We had played in the flower container again, and Myles had laughed hysterically as I dodged the splashes of water and made exaggerated sounds of disgust. With the warmer weather today I quickly noticed, when I was carrying him up to the apartment, that the water that was now coating his hands and jacket had taken on a putrid smell. Balancing carrying a bag of groceries, Myles, and my mother on speakerphone I managed to get in the front door. A few minutes later I shut the door to the fridge where he was simply staring and contemplating his options apparently, and then the floodgates broke. He fell to the ground in hysteria.
“Noooo! Mommy, noo!” He cried with a high-pitched voice as he sobbed into the floor. I tried comforting him, and assuring him we just needed to wash our hands first, but he was nearly incosolable. Letting him have another look in the fridge to pick what he waned to have after we washed our hands only caused a repeat of the same thing when he decided he wanted olives, and I wouldn’t let him have them right away. Only after asking if he wanted a time out for a few moments did he finally concede to washing his hands. In the bathroom he angrily avoided my attemots to roll his sleeves out of the way, and it was only after asking again if he wanted a time-out that I was able to wash his hands and settle him on the couch with a small bowl of olives. This kid could eat a whole jar of them in one sitting if I let him. With a few moments of peace, while he watched his movie and ate his olives, I was able to get supper together. Just a simple grilled cheese tonight with some tomatoes and shredded spinach for flair. Before I did more than slice the bread there was a knock at the door, and my laughing neighbour let me know they had found my dog. In horror, I realized she must have snuck out when I came in and I had been distracted with talking to my mom on the phone. Luckily my sweet girl is only hyper and not aggressive, and she was having a hay day trying to get at the neighbours giant mastiff.

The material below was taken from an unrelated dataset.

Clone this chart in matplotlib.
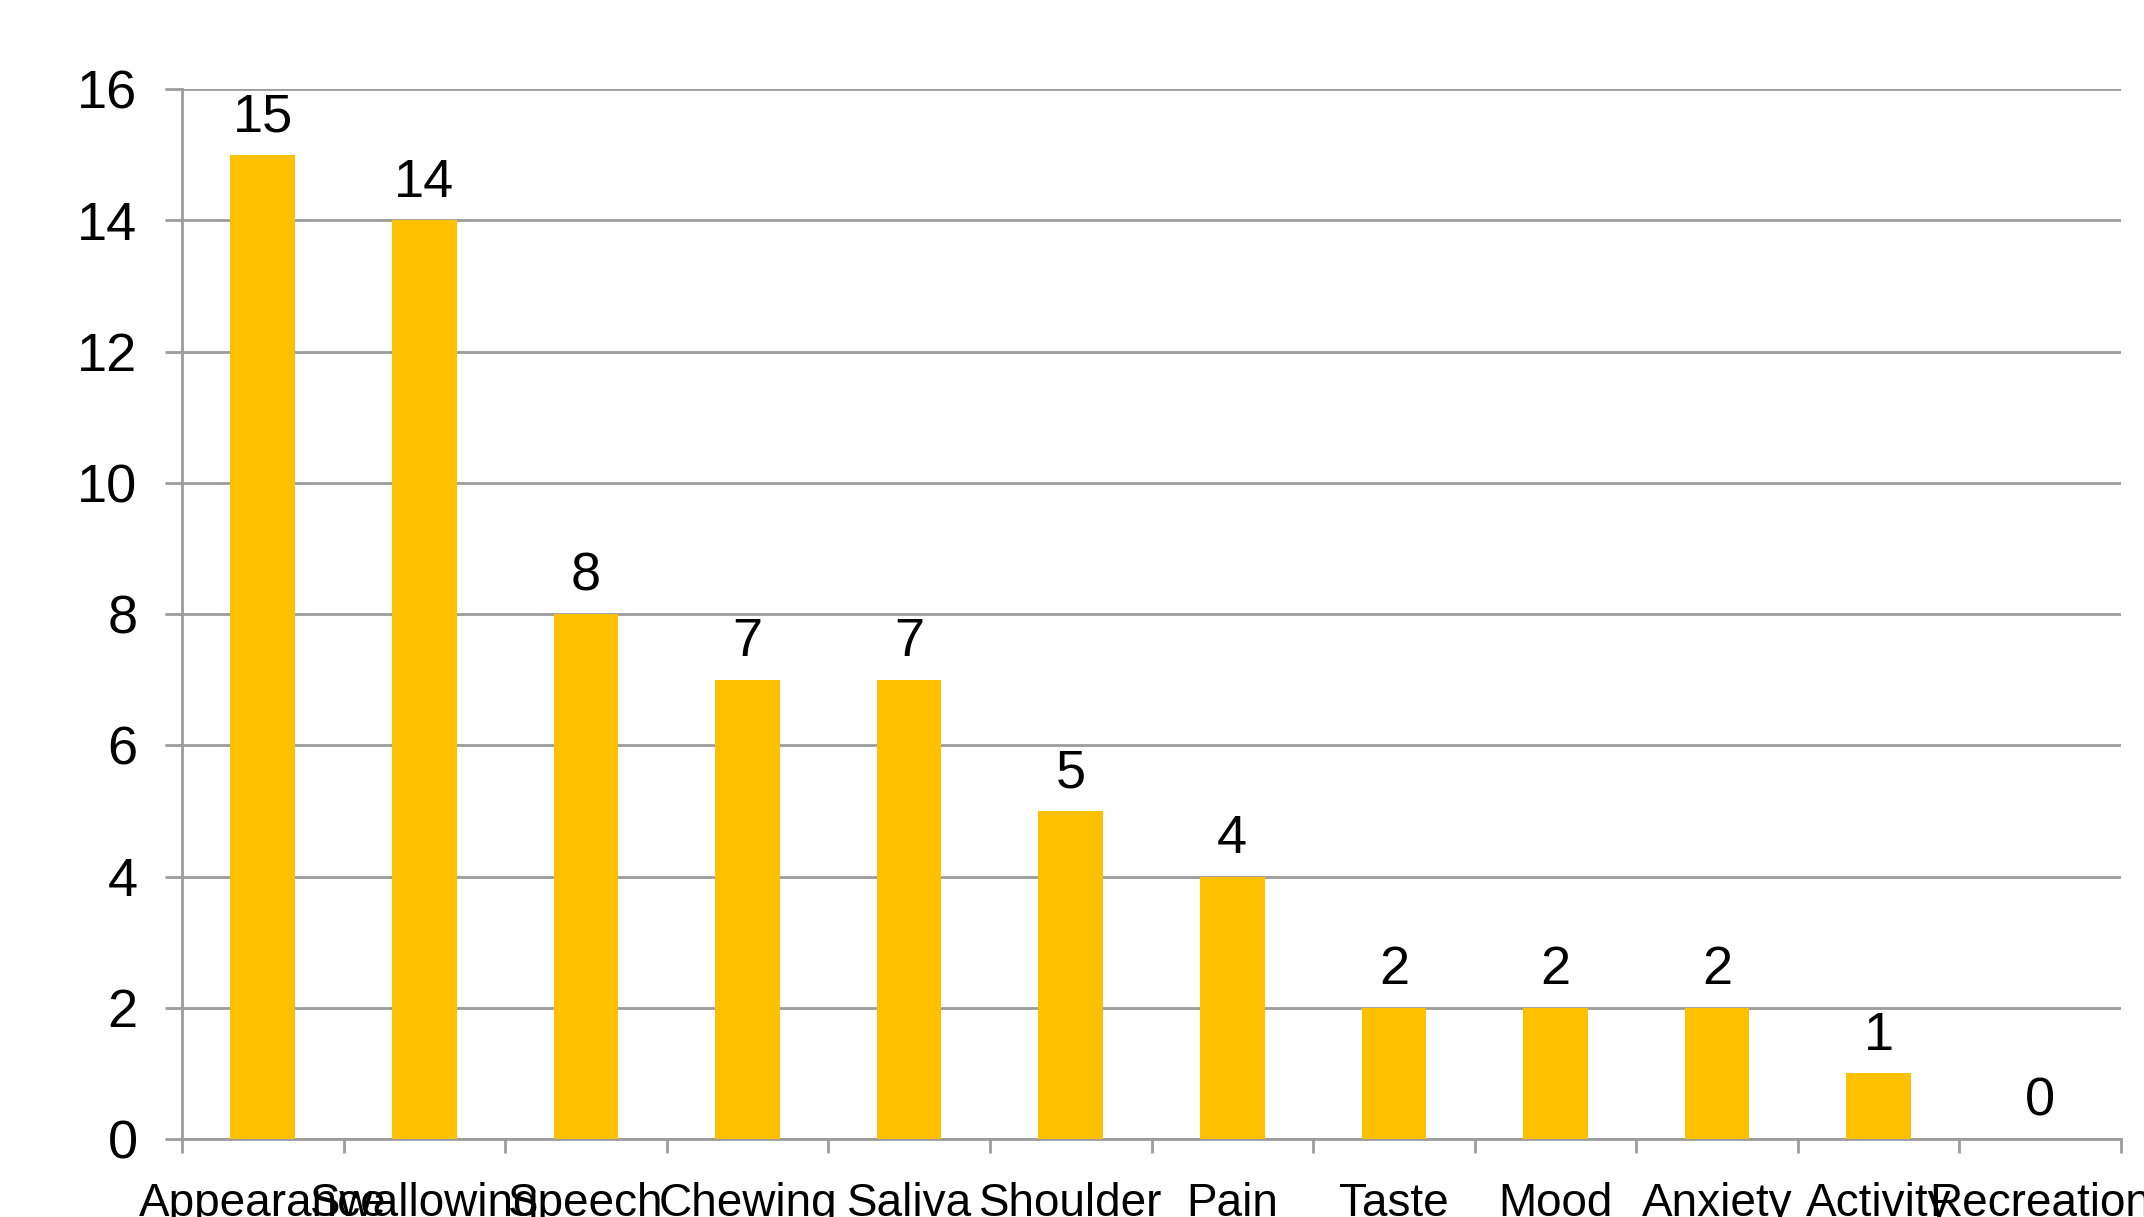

Also luckily, my neighbour was in good humour about it as I quickly ushered her back inside. Facepalm.
In between Myles’ meltdowns, and my guilt at my irresponsibilty of letting my dog out, I was in a bit of a sour mood. The sandwich only took a few minutes to cook, and I encouraged Myles to gave a seat at the table. When he didn’t acknowledge me I assumed he was absrobed in his movie, and I picked him up to put him in his seat. He planks. Anyone who is a parent is quite familiar with this infuriating tactic. With my mood already being short, I just walk away to get his food ready for him instead of picking a fight. When I return I had to turn off his movie, but with that he did willingly get into his seat. Barely taking a few bites he asks for some ketchup. I put a tiny squirt on his tray that he proceeds to attempt to eat straight. With a deeper reserve of patience that I didn’t know I had I redirected him to dip his sandwich instead. Determinedly he goes for the ketchup a second, third, fourth and fifth time before I finally scoop it up and take it away. Another meltdown. I try to gently explain to him why I took it away, and he reaches over and angrily pinches me. My patience was spent.
“Okay, bed time.” I tell him in a firm no-nonsense voice. He screams and cries louder, dropping to the ground and flailing his arms. My mind already set, I be as gentle as possible. He may not know it yet, but it’s over. Only over-exhaustion could lead him to such an emotional state, and I wasn’t going to punish him for it, but I was sending him to bed. I lifted him up and put him on the couch before going to grab some pjs. When I came back he came into my lap.
“Mommy, nice?” he asks me while petting my neck. I thank him for apologizing, but tell him we still need to go to bed. He breaks down into sobbing again as I slide him out of his shirt, and into his pyjama top. “M-milk?” He asks between his sobs. I hesitate and then tell him I’m not sure if we should have milk with the way he was behaving. In hindsight, I wish I had just given him the bottle. Not just to simply appease him, but becuase he was obviously having a hard time coping with his emotions, and a bottle is one of his methods for coping with stress. It also meant that he was ready for bed. Instead I told him if he let me change his diaper peaceably, then I would let him have a bottle. Well that apparently was the last straw for Myles and he went into full-blown toddler tantrum with flailing arms and screeching… while I was holding him to lay him down fo his diaper change. You can imagine how well that went. It was pnly seconds before his arm smashed into my face with enough force to make things go dark for a millisecond, and pain to immediately blossom in my teeth nose and head. I felt warm liquid drip from my nose. In pain I quickly dropped Myles to the couch, and let out a sob of my own. Half of it being from the pain, and the other half being in frustration. The sight of the blood definitely gave Myles pause, and I explained to him in a tearful voice that this is why we were going to bed, because he was tired, and that caused him to hurt others. I do finally manage to get him in bed, and we were able to have a few quiet moments to recollect. I held him, I told him I loved him. We were both still tearful. It wasn’t surprising when after I had been out here typing away on my blog for awhile that he called me back for more cuddles, and another tuck-in. I had already been aching to check on him, so I didn’t need to be asked twice. I kissed him, and reminded him that he is the best thing that has ever happened to me.
All-in-all it has been an exhaustiong day. I’m trying hard to shake off feelings of guilt for not being more productive. I have so many plans and projects brewing. Not working is such a foreign concept, but what the hell is the point in having a job when it doesn’t get me anywhere? My job right now is learning about myself and what I need to do to truly be successful. When I say successful, I mean actually building toward my goals and aspirations. Living in a way that’s authentic to my nature, and allows me to contribute back to society in an organic way.
Tonight that means posting this blog, and maybe nothing else. It’s ok for me to heal.